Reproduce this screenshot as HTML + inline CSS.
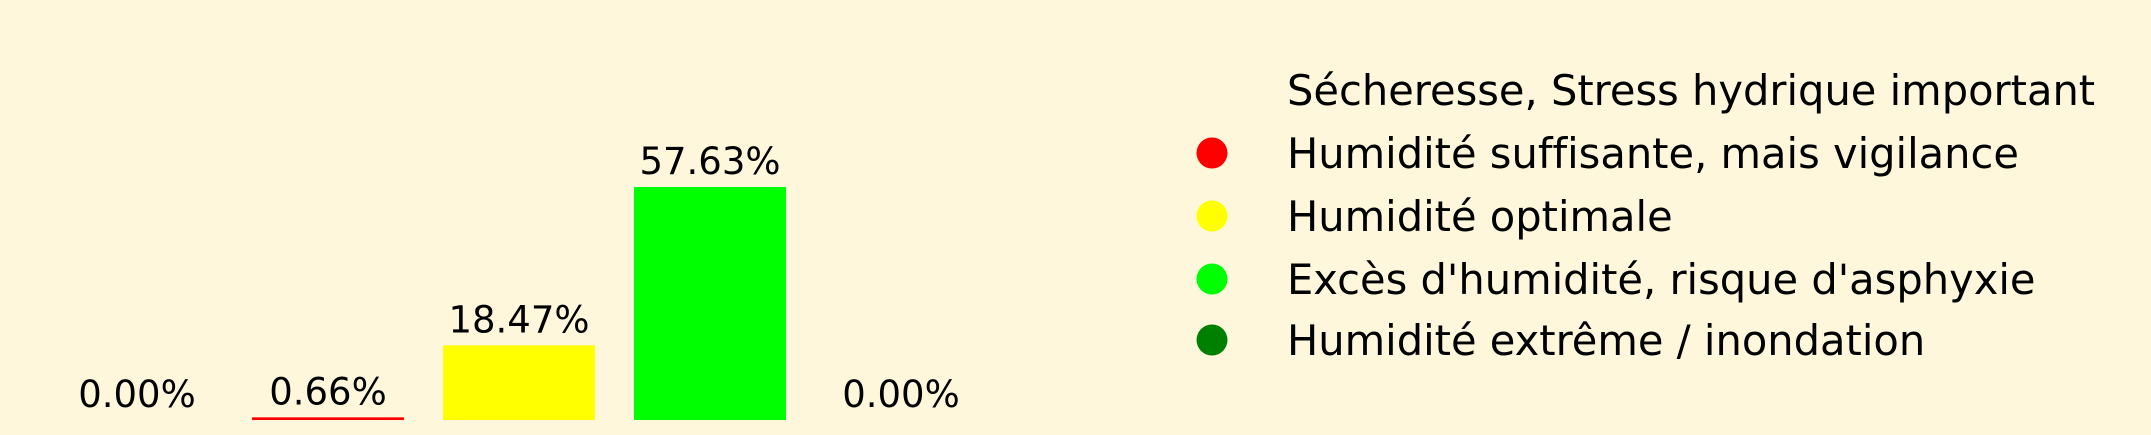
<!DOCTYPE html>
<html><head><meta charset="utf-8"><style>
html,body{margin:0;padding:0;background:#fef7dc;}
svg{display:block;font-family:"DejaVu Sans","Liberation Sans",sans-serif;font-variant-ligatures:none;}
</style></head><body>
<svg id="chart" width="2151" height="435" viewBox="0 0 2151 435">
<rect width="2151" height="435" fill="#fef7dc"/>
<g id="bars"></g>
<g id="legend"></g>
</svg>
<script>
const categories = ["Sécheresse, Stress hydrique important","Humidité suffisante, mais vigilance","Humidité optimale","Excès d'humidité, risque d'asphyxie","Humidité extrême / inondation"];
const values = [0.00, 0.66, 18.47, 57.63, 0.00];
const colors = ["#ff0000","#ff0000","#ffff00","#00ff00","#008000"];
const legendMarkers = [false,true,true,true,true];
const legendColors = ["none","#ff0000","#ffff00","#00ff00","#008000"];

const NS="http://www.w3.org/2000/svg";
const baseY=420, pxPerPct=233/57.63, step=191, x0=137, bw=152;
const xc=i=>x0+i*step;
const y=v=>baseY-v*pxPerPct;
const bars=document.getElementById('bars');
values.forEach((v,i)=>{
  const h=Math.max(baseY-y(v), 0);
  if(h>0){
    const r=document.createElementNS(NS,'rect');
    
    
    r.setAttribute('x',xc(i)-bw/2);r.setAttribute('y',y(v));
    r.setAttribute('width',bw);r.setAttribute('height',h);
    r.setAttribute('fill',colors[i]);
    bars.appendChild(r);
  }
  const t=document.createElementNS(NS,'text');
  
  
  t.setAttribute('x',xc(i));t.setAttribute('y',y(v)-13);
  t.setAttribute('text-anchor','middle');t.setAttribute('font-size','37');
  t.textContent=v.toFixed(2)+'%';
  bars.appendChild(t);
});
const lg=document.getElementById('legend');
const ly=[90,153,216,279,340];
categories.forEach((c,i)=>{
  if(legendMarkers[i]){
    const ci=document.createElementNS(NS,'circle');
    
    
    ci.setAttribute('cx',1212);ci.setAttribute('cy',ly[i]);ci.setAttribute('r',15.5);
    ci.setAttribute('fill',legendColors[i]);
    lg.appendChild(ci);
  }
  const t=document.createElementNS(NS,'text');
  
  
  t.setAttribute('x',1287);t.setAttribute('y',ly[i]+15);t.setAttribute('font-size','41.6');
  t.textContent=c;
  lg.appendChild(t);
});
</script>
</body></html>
* * *
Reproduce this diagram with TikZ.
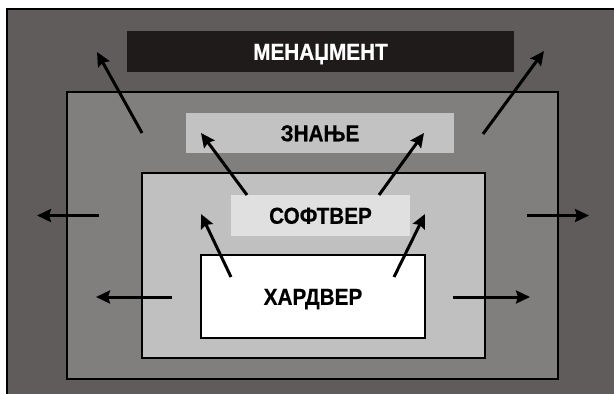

#### Task instructions
Pictures should be left out. Retype only the run of lines from the line containing "Reproduce this screenshot" to the line containing "const r=document.createElementNS(NS,'rect');", inclusive.

#### Task result
Reproduce this screenshot as HTML + inline CSS.
<!DOCTYPE html>
<html><head><meta charset="utf-8"><style>
html,body{margin:0;padding:0;background:#fef7dc;}
svg{display:block;font-family:"DejaVu Sans","Liberation Sans",sans-serif;font-variant-ligatures:none;}
</style></head><body>
<svg id="chart" width="2151" height="435" viewBox="0 0 2151 435">
<rect width="2151" height="435" fill="#fef7dc"/>
<g id="bars"></g>
<g id="legend"></g>
</svg>
<script>
const categories = ["Sécheresse, Stress hydrique important","Humidité suffisante, mais vigilance","Humidité optimale","Excès d'humidité, risque d'asphyxie","Humidité extrême / inondation"];
const values = [0.00, 0.66, 18.47, 57.63, 0.00];
const colors = ["#ff0000","#ff0000","#ffff00","#00ff00","#008000"];
const legendMarkers = [false,true,true,true,true];
const legendColors = ["none","#ff0000","#ffff00","#00ff00","#008000"];

const NS="http://www.w3.org/2000/svg";
const baseY=420, pxPerPct=233/57.63, step=191, x0=137, bw=152;
const xc=i=>x0+i*step;
const y=v=>baseY-v*pxPerPct;
const bars=document.getElementById('bars');
values.forEach((v,i)=>{
  const h=Math.max(baseY-y(v), 0);
  if(h>0){
    const r=document.createElementNS(NS,'rect');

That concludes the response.